"Reality is that which, when you stop believing in it, doesn't go away." Philip K. Dick.
Great quote. PKD has a nice way of saying things.
I tend to think very little actually falls into this realm. Perhaps nothing.
I can feel this doubtful of 'reality' at times. Certainly, belief and perception are impossible to separate. The beliefs we can see the clearest are someone else's.
To my mind, reality is most often, perhaps always, the perceptual experience of the person experiencing it. My experienced reality is different than another's. As humans sharing a life experience, they are interdependent reality experiences, but that does not make them the same. Nor does a difference between two perceptual realities mean either one is in error.
I'm attracted to this perspective because its very accepting and I know that you mean it genuinely.
I feel an internal compulsion to honor factual reality if I encounter it, but I feel no obligation to adopt someone else's vision of "truth" or reality as my own if I find it to simply be an agreed upon shared vision of reality among a particular group of people.
I think I have something akin to this internal compulsion of yours. To deny to myself a perceived factual reality would feel like sacrelige.
I do not think NFs believe whatever they want, to the exclusion of objectivity, at least, to any balanced NFs. Merely that they find ways to make the truth more easily acceptable to them, as their compass is an internal world of relationships, so how things can fit into their web matters more. If I don't read the NFs here wrong, their thoughts seem to go along "of what use is the world, if we do not have each other".
That comes close, but its not the relationships with other people that is the fundamental value for me. Its simply relationships of subjective experiences and realities(mine and others; intrasubjective and intersubjective) of whatever ilk. A fact in isolation is meaningless. Its how the fact connects with other facts and to the world that creates a greater meaning. True, this does involve your statement that "of what use is the world, if we do not have each other".

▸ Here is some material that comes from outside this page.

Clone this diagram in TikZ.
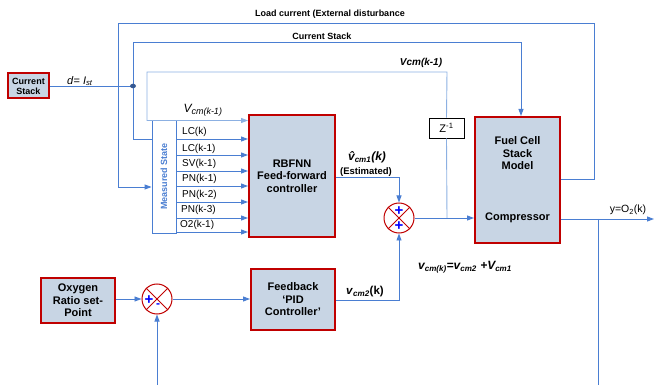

An idea of truth that I like is the Buddhist view of Dependent Co-arising. Its simultaneously abstract and idealistic, experiential and relational. It feels like an NF kind of idea to me, objectively unprovable and yet highly meaningful.
I actually think NFs second-guess themselves a lot more than NTs, and that is where the compassion comes in, and if you see the approach to finding truth as an unravelling of layers, then they do it better.

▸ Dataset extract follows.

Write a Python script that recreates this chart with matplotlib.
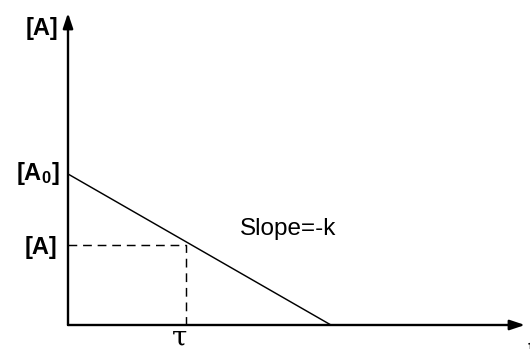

That hits the nail on the head. I know that I second-guess myself endlessly and one of the ways I think of truth is as existing in layers. There is something to the correlation of uncertainty of truth and compassion. The more uncertain I feel, the more compassionate I feel. I idealize compassion, and maybe a part of me idealizes self-doubt along with it. Uncertainty creates an openess in my experience which feels 'true'.
An NT's world is frequently harsher. But we do also have to question if someone who goes for brutal honesty is after the honesty or the brutality. The former will work in favour of objectivity. The latter could cloud things worse than emotions and consideration for others would. To add to the analogy. "Of what use are others if it is the wrong world".

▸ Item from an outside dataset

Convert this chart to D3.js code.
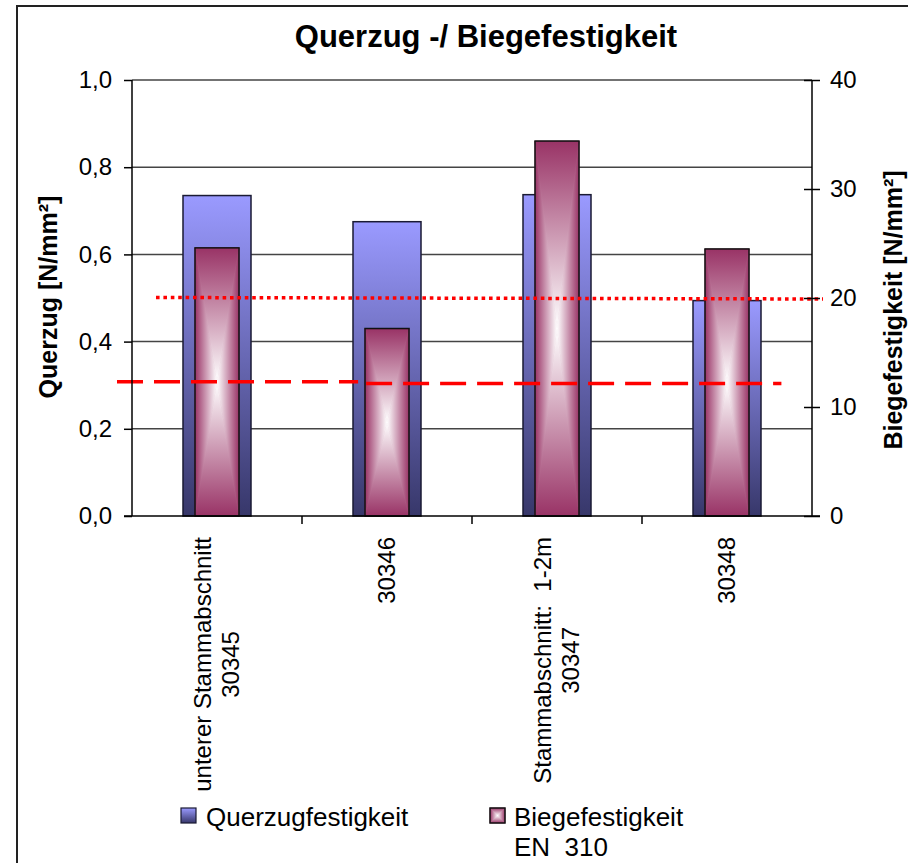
<!DOCTYPE html>
<html>
<head>
<meta charset="utf-8">
<script src="https://cdn.jsdelivr.net/npm/d3@7"></script>
<style>
  html, body { margin: 0; padding: 0; background: #fff; }
  svg { display: block; font-family: "Liberation Sans", Arial, sans-serif; }
  text { white-space: pre; }
</style>
</head>
<body>
<svg id="chart" width="908" height="863"></svg>
<script>
// ---------- data ----------
const categories = [
  ["unterer Stammabschnitt", "30345"],
  ["30346"],
  ["Stammabschnitt:  1-2m", "30347"],
  ["30348"]
];
const querzugValues = [0.735, 0.675, 0.737, 0.494];      // left axis, N/mm²
const biegeValues   = [24.6, 17.2, 34.4, 24.5];          // right axis, N/mm²
const leftTicks  = [0, 0.2, 0.4, 0.6, 0.8, 1.0];
const rightTicks = [0, 10, 20, 30, 40];
const biegeLimit   = 20;              // dotted line (right axis)
const querzugLimit = [0.308, 0.304];  // dashed line (left axis), two drawn pieces
const titleText = "Querzug -/ Biegefestigkeit";
const leftTitle = "Querzug [N/mm²]";
const rightTitle = "Biegefestigkeit [N/mm²]";
const legendLabels = [["Querzugfestigkeit"], ["Biegefestigkeit", "EN  310"]];

// ---------- setup ----------
const svg = d3.select("#chart");
const plot = { left: 132, right: 812, top: 80, bottom: 516 };
const fmt = d => d3.format(".1f")(d).replace(".", ",");

const x = d3.scaleBand().domain(d3.range(categories.length)).range([plot.left, plot.right]);
const yL = d3.scaleLinear().domain([0, 1]).range([plot.bottom, plot.top]);
const yR = d3.scaleLinear().domain([0, 40]).range([plot.bottom, plot.top]);

const defs = svg.append("defs");
const blueGrad = defs.append("linearGradient").attr("id", "blueGrad")
  .attr("x1", 0).attr("y1", 0).attr("x2", 0).attr("y2", 1);
blueGrad.append("stop").attr("offset", 0).attr("stop-color", "#9a9aff");
blueGrad.append("stop").attr("offset", 1).attr("stop-color", "#37376a");

const MAG = "#993366";
function lg(id, x1, y1, x2, y2) {
  const g = defs.append("linearGradient").attr("id", id)
    .attr("x1", x1).attr("y1", y1).attr("x2", x2).attr("y2", y2);
  g.append("stop").attr("offset", 0).attr("stop-color", MAG);
  g.append("stop").attr("offset", 1).attr("stop-color", "#ffffff");
}
lg("gTop", 0, 0, 0, 1);
lg("gBot", 0, 1, 0, 0);
lg("gLeft", 0, 0, 1, 0);
lg("gRight", 1, 0, 0, 0);

// rectangular "from center" gradient built from 4 triangles
function centerGradRect(g, x0, y0, x1, y1) {
  const cx = (x0 + x1) / 2, cy = (y0 + y1) / 2;
  g.append("rect").attr("x", x0).attr("y", y0).attr("width", x1 - x0).attr("height", y1 - y0)
    .attr("fill", "#c27a9c");
  const tris = [
    [[x0, y0], [x1, y0], [cx, cy], "gTop"],
    [[x0, y1], [x1, y1], [cx, cy], "gBot"],
    [[x0, y0], [x0, y1], [cx, cy], "gLeft"],
    [[x1, y0], [x1, y1], [cx, cy], "gRight"]
  ];
  tris.forEach(t => {
    g.append("path")
      .attr("d", d3.line()([t[0], t[1], t[2]]) + "Z")
      .attr("fill", `url(#${t[3]})`)
      .attr("stroke", `url(#${t[3]})`).attr("stroke-width", 0.6);
  });
  g.append("rect").attr("x", x0).attr("y", y0).attr("width", x1 - x0).attr("height", y1 - y0)
    .attr("fill", "none").attr("stroke", "#111").attr("stroke-width", 1.5);
}

// ---------- frame ----------
svg.append("rect").attr("x", 17).attr("y", 6).attr("width", 920).attr("height", 900)
  .attr("fill", "none").attr("stroke", "#222").attr("stroke-width", 2);

// ---------- title ----------
svg.append("text").attr("x", 486).attr("y", 47).attr("text-anchor", "middle")
  .attr("font-size", 31).attr("font-weight", "bold").text(titleText);

// ---------- gridlines ----------
svg.append("g").selectAll("line").data(leftTicks.filter(d => d > 0)).join("line")
  .attr("x1", plot.left).attr("x2", plot.right)
  .attr("y1", d => yL(d)).attr("y2", d => yL(d))
  .attr("stroke", "#444").attr("stroke-width", 1.5);

// ---------- bars ----------
const blueW = x.bandwidth() * 0.4;
const redW = 44;
const barsG = svg.append("g");
querzugValues.forEach((v, i) => {
  const cx = x(i) + x.bandwidth() / 2;
  barsG.append("rect")
    .attr("x", cx - blueW / 2).attr("y", yL(v))
    .attr("width", blueW).attr("height", yL(0) - yL(v))
    .attr("fill", "url(#blueGrad)").attr("stroke", "#1a1a33").attr("stroke-width", 1.5);
});
biegeValues.forEach((v, i) => {
  const cx = x(i) + x.bandwidth() / 2;
  centerGradRect(barsG.append("g"), cx - redW / 2, yR(v), cx + redW / 2, yR(0));
});

// ---------- limit lines ----------
svg.append("line")
  .attr("x1", plot.left + 24).attr("x2", plot.right + 11)
  .attr("y1", yR(biegeLimit) - 0.5).attr("y2", yR(biegeLimit) + 1)
  .attr("stroke", "#ff0000").attr("stroke-width", 3.5).attr("stroke-dasharray", "3.6,3.8");
const mid = x(1) + x.bandwidth() * 0.33;
svg.append("line")
  .attr("x1", plot.left - 15).attr("x2", mid)
  .attr("y1", yL(querzugLimit[0])).attr("y2", yL(querzugLimit[0]))
  .attr("stroke", "#ff0000").attr("stroke-width", 3.5).attr("stroke-dasharray", "26,11");
svg.append("line")
  .attr("x1", mid + 8).attr("x2", x(3) + x.bandwidth() * 0.82)
  .attr("y1", yL(querzugLimit[1])).attr("y2", yL(querzugLimit[1]))
  .attr("stroke", "#ff0000").attr("stroke-width", 3.5).attr("stroke-dasharray", "26,11");

// ---------- axes ----------
const axL = svg.append("g").attr("transform", `translate(${plot.left},0)`)
  .call(d3.axisLeft(yL).tickValues(leftTicks).tickFormat(fmt).tickSize(8).tickPadding(12));
const axR = svg.append("g").attr("transform", `translate(${plot.right},0)`)
  .call(d3.axisRight(yR).tickValues(rightTicks).tickFormat(d3.format("d")).tickSize(8).tickPadding(10));
axR.selectAll(".tick line").attr("x1", -8);
const axB = svg.append("g").attr("transform", `translate(0,${plot.bottom})`)
  .call(d3.axisBottom(x).tickValues([]).tickSizeOuter(0));
svg.append("g").selectAll("line").data(d3.range(1, categories.length)).join("line")
  .attr("x1", d => x(d)).attr("x2", d => x(d))
  .attr("y1", plot.bottom).attr("y2", plot.bottom + 8)
  .attr("stroke", "#000").attr("stroke-width", 1.5);
[axL, axR, axB].forEach(a => {
  a.selectAll("path").attr("stroke", "#000").attr("stroke-width", 1.5);
  a.selectAll(".tick line").attr("stroke", "#000").attr("stroke-width", 1.5);
  a.selectAll("text").attr("font-size", 24).attr("fill", "#000")
    .attr("font-family", '"Liberation Sans", Arial, sans-serif');
});
axL.select(".domain").attr("d", `M0,${plot.top}V${plot.bottom}`);
axR.select(".domain").attr("d", `M0,${plot.top}V${plot.bottom}`);
axB.select(".domain").attr("d", `M${plot.left - 8},0H${plot.right + 8}`);

// ---------- category labels ----------
categories.forEach((lines, i) => {
  const cx = x(i) + x.bandwidth() / 2;
  const g = svg.append("g").attr("transform", `translate(${cx},537) rotate(-90)`);
  const texts = lines.map((ln, j) => g.append("text")
    .attr("font-size", 24).attr("text-anchor", "middle")
    .attr("y", 8 + (j - (lines.length - 1) / 2) * 28).text(ln));
  const maxLen = d3.max(texts, t => t.node().getComputedTextLength());
  texts.forEach(t => t.attr("x", -maxLen / 2));
});

// ---------- axis titles ----------
svg.append("text").attr("transform", `translate(57,297) rotate(-90)`)
  .attr("text-anchor", "middle").attr("font-size", 25).attr("font-weight", "bold").text(leftTitle);
svg.append("text").attr("transform", `translate(902,310) rotate(-90)`)
  .attr("text-anchor", "middle").attr("font-size", 25).attr("font-weight", "bold").text(rightTitle);

// ---------- legend ----------
const leg = svg.append("g");
leg.append("rect").attr("x", 181).attr("y", 808).attr("width", 15).attr("height", 15)
  .attr("fill", "url(#blueGrad)").attr("stroke", "#1a1a33").attr("stroke-width", 1.2);
centerGradRect(leg.append("g"), 490, 808, 505, 823);
const legX = [206, 514];
legendLabels.forEach((lines, i) => {
  lines.forEach((ln, j) => {
    leg.append("text").attr("x", legX[i]).attr("y", 826 + j * 30)
      .attr("font-size", 26).text(ln);
  });
});
</script>
</body>
</html>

Maybe NFs are less likely to brutally honest in the way of NTs, but to be fair I know I can be brutally honest when I feel one of my values has been treaded on. The difference might be that the healthy NF under normal circumstances would rather not be brutally honest even if the facts are obvious to them. Some NFs can be quite abrasive when they feel they're in the right.
From an INFP's perspective:
The truth does not change.
Introverted Feeling
Extraverted Intuition
Fi idealism projected into Ne future possibilties.
Have you heard the saying, "Look to a gown of gold, and you will at least get a sleeve of it?" What I don't understand about T's is why they're satisfied with nature and reality as they are. I want to try and make reality as close to my idea of how it should be as possible, even if it isn't necessarily logical to do so.
That's a nice saying. I'd never heard it before.
That relates to what I've heard about optimists. Supposely, optimists are less accurate in their perceptions of present reality, but they're more capable of creating new future realities. It takes some severe depression to cause an NF to lose their hopeful imagination. Depression often only fuels an NFs dreaming of what could be.
Let's just say it's very easy for an xxFP to incorporate values that aren't very good, and it's near impossible to get rid of them once they're in there.
This might be true. Once a value is deeply implanted in my psyche it takes on a life of its own.
Fi can be held accountable to... what? Itself?
Fi is held accountable to collective moral ideals even if they aren't as ameliorable to specific social conditions as Fe would be. Fi isn't merely personal subjectivism.
If what you are saying was true, NFs would be very unlikely to be paranoid, have issues with anxiety, or to suffer from depression, wouldn't they?
I for one can vouch for anxiety and depression.
NFs don't necessarily consider truth and fact the same thing, nor see concrete reality as the only reality.
Yep. I'm more likely to argue about 'truth' rather than to argue a specific truth.